◆ Problem to work on: Drop the pictures, then extract the listing word for word.
==== Data for the task
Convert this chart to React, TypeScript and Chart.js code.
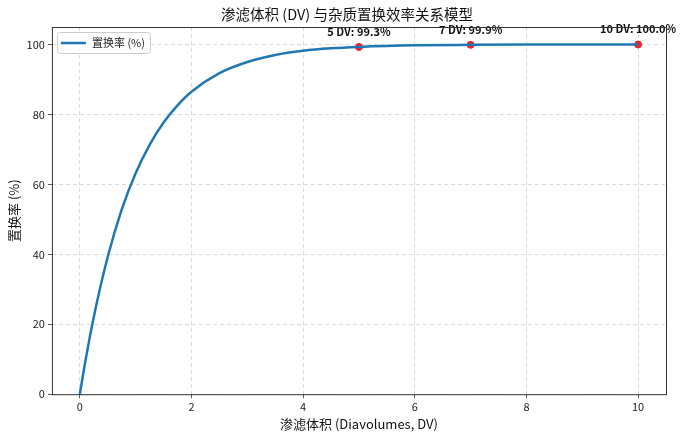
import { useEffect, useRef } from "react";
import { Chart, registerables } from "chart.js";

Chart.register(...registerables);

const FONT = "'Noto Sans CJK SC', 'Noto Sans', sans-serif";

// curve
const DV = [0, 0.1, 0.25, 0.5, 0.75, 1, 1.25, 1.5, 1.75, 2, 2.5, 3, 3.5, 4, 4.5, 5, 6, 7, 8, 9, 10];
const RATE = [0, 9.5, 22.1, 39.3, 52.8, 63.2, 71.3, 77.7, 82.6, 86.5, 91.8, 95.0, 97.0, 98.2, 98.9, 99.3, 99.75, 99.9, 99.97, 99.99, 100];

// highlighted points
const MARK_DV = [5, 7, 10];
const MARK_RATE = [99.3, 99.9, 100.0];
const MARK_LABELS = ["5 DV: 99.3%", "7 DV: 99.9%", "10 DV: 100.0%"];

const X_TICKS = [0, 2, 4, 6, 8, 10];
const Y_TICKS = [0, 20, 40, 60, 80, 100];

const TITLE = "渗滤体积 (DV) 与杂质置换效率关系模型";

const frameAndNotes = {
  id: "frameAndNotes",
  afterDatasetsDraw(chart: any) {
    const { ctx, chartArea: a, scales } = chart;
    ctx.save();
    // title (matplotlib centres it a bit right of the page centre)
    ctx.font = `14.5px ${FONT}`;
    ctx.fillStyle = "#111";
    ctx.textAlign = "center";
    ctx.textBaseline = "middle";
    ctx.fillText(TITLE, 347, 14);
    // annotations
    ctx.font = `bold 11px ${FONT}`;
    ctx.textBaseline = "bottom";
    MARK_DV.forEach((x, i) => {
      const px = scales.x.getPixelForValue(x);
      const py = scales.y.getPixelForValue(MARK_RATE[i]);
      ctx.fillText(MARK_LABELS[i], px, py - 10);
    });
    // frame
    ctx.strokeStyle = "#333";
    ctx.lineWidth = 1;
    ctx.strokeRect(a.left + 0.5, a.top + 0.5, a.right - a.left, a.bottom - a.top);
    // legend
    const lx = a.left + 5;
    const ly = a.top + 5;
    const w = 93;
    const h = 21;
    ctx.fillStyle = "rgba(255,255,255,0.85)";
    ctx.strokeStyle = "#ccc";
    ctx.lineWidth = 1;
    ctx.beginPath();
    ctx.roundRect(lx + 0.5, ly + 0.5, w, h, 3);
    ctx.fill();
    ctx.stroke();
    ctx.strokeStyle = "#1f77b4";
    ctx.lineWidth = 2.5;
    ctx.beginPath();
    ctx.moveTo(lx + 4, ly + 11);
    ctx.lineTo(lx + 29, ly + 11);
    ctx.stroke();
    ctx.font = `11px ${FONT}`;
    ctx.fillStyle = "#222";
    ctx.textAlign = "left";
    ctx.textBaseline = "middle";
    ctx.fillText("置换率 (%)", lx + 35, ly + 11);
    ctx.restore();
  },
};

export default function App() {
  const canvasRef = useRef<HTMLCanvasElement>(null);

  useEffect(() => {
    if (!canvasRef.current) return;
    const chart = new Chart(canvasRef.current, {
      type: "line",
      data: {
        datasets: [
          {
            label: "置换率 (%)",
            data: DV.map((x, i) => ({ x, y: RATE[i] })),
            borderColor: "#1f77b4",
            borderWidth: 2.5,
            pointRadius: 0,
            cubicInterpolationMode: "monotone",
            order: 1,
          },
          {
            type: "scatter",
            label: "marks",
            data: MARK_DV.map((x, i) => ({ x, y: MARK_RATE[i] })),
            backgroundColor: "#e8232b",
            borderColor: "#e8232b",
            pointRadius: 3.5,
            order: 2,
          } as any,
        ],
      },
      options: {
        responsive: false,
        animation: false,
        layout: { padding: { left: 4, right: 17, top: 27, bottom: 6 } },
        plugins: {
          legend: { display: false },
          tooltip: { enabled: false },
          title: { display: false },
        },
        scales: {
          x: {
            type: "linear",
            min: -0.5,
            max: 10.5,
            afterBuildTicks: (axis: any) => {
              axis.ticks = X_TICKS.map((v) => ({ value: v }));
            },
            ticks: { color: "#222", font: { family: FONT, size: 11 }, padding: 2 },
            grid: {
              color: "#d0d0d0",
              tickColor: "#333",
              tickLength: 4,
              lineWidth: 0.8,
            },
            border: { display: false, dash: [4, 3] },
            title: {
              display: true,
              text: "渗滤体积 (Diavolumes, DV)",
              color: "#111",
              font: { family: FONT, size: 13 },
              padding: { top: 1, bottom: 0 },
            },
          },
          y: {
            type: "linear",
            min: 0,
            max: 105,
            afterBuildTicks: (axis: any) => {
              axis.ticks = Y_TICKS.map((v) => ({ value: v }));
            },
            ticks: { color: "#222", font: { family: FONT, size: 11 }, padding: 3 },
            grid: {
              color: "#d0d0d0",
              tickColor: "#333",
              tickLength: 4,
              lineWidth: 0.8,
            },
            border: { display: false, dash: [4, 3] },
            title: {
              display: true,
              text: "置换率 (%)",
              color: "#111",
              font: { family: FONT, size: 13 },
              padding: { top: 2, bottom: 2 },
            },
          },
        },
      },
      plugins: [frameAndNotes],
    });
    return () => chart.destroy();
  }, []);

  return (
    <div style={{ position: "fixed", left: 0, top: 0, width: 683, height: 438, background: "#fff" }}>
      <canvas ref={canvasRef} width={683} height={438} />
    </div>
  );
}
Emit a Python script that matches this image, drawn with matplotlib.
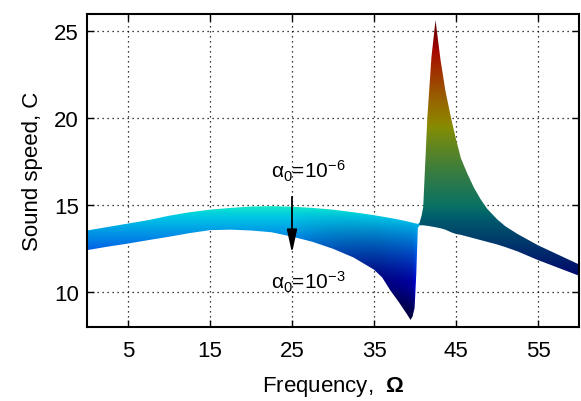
========
◆ Solution for this exercise:
Convert this chart to React, TypeScript and Chart.js code.
import { useEffect, useRef } from "react";
import { Chart, registerables } from "chart.js";

Chart.register(...registerables);

const FONT = "'Noto Sans CJK SC', 'Noto Sans', sans-serif";

// curve
const DV = [0, 0.1, 0.25, 0.5, 0.75, 1, 1.25, 1.5, 1.75, 2, 2.5, 3, 3.5, 4, 4.5, 5, 6, 7, 8, 9, 10];
const RATE = [0, 9.5, 22.1, 39.3, 52.8, 63.2, 71.3, 77.7, 82.6, 86.5, 91.8, 95.0, 97.0, 98.2, 98.9, 99.3, 99.75, 99.9, 99.97, 99.99, 100];

// highlighted points
const MARK_DV = [5, 7, 10];
const MARK_RATE = [99.3, 99.9, 100.0];
const MARK_LABELS = ["5 DV: 99.3%", "7 DV: 99.9%", "10 DV: 100.0%"];

const X_TICKS = [0, 2, 4, 6, 8, 10];
const Y_TICKS = [0, 20, 40, 60, 80, 100];

const TITLE = "渗滤体积 (DV) 与杂质置换效率关系模型";

const frameAndNotes = {
  id: "frameAndNotes",
  afterDatasetsDraw(chart: any) {
    const { ctx, chartArea: a, scales } = chart;
    ctx.save();
    // title (matplotlib centres it a bit right of the page centre)
    ctx.font = `14.5px ${FONT}`;
    ctx.fillStyle = "#111";
    ctx.textAlign = "center";
    ctx.textBaseline = "middle";
    ctx.fillText(TITLE, 347, 14);
    // annotations
    ctx.font = `bold 11px ${FONT}`;
    ctx.textBaseline = "bottom";
    MARK_DV.forEach((x, i) => {
      const px = scales.x.getPixelForValue(x);
      const py = scales.y.getPixelForValue(MARK_RATE[i]);
      ctx.fillText(MARK_LABELS[i], px, py - 10);
    });
    // frame
    ctx.strokeStyle = "#333";
    ctx.lineWidth = 1;
    ctx.strokeRect(a.left + 0.5, a.top + 0.5, a.right - a.left, a.bottom - a.top);
    // legend
    const lx = a.left + 5;
    const ly = a.top + 5;
    const w = 93;
    const h = 21;
    ctx.fillStyle = "rgba(255,255,255,0.85)";
    ctx.strokeStyle = "#ccc";
    ctx.lineWidth = 1;
    ctx.beginPath();
    ctx.roundRect(lx + 0.5, ly + 0.5, w, h, 3);
    ctx.fill();
    ctx.stroke();
    ctx.strokeStyle = "#1f77b4";
    ctx.lineWidth = 2.5;
    ctx.beginPath();
    ctx.moveTo(lx + 4, ly + 11);
    ctx.lineTo(lx + 29, ly + 11);
    ctx.stroke();
    ctx.font = `11px ${FONT}`;
    ctx.fillStyle = "#222";
    ctx.textAlign = "left";
    ctx.textBaseline = "middle";
    ctx.fillText("置换率 (%)", lx + 35, ly + 11);
    ctx.restore();
  },
};

export default function App() {
  const canvasRef = useRef<HTMLCanvasElement>(null);

  useEffect(() => {
    if (!canvasRef.current) return;
    const chart = new Chart(canvasRef.current, {
      type: "line",
      data: {
        datasets: [
          {
            label: "置换率 (%)",
            data: DV.map((x, i) => ({ x, y: RATE[i] })),
            borderColor: "#1f77b4",
            borderWidth: 2.5,
            pointRadius: 0,
            cubicInterpolationMode: "monotone",
            order: 1,
          },
          {
            type: "scatter",
            label: "marks",
            data: MARK_DV.map((x, i) => ({ x, y: MARK_RATE[i] })),
            backgroundColor: "#e8232b",
            borderColor: "#e8232b",
            pointRadius: 3.5,
            order: 2,
          } as any,
        ],
      },
      options: {
        responsive: false,
        animation: false,
        layout: { padding: { left: 4, right: 17, top: 27, bottom: 6 } },
        plugins: {
          legend: { display: false },
          tooltip: { enabled: false },
          title: { display: false },
        },
        scales: {
          x: {
            type: "linear",
            min: -0.5,
            max: 10.5,
            afterBuildTicks: (axis: any) => {
              axis.ticks = X_TICKS.map((v) => ({ value: v }));
            },
            ticks: { color: "#222", font: { family: FONT, size: 11 }, padding: 2 },
            grid: {
              color: "#d0d0d0",
              tickColor: "#333",
              tickLength: 4,
              lineWidth: 0.8,
            },
            border: { display: false, dash: [4, 3] },
            title: {
              display: true,
              text: "渗滤体积 (Diavolumes, DV)",
              color: "#111",
              font: { family: FONT, size: 13 },
              padding: { top: 1, bottom: 0 },
            },
          },
          y: {
            type: "linear",
            min: 0,
            max: 105,
            afterBuildTicks: (axis: any) => {
              axis.ticks = Y_TICKS.map((v) => ({ value: v }));
            },
            ticks: { color: "#222", font: { family: FONT, size: 11 }, padding: 3 },
            grid: {
              color: "#d0d0d0",
              tickColor: "#333",
              tickLength: 4,
              lineWidth: 0.8,
            },
            border: { display: false, dash: [4, 3] },
            title: {
              display: true,
              text: "置换率 (%)",
              color: "#111",
              font: { family: FONT, size: 13 },
              padding: { top: 2, bottom: 2 },
            },
          },
        },
      },
      plugins: [frameAndNotes],
    });
    return () => chart.destroy();
  }, []);

  return (
    <div style={{ position: "fixed", left: 0, top: 0, width: 683, height: 438, background: "#fff" }}>
      <canvas ref={canvasRef} width={683} height={438} />
    </div>
  );
}
Emit a Python script that matches this image, drawn with matplotlib.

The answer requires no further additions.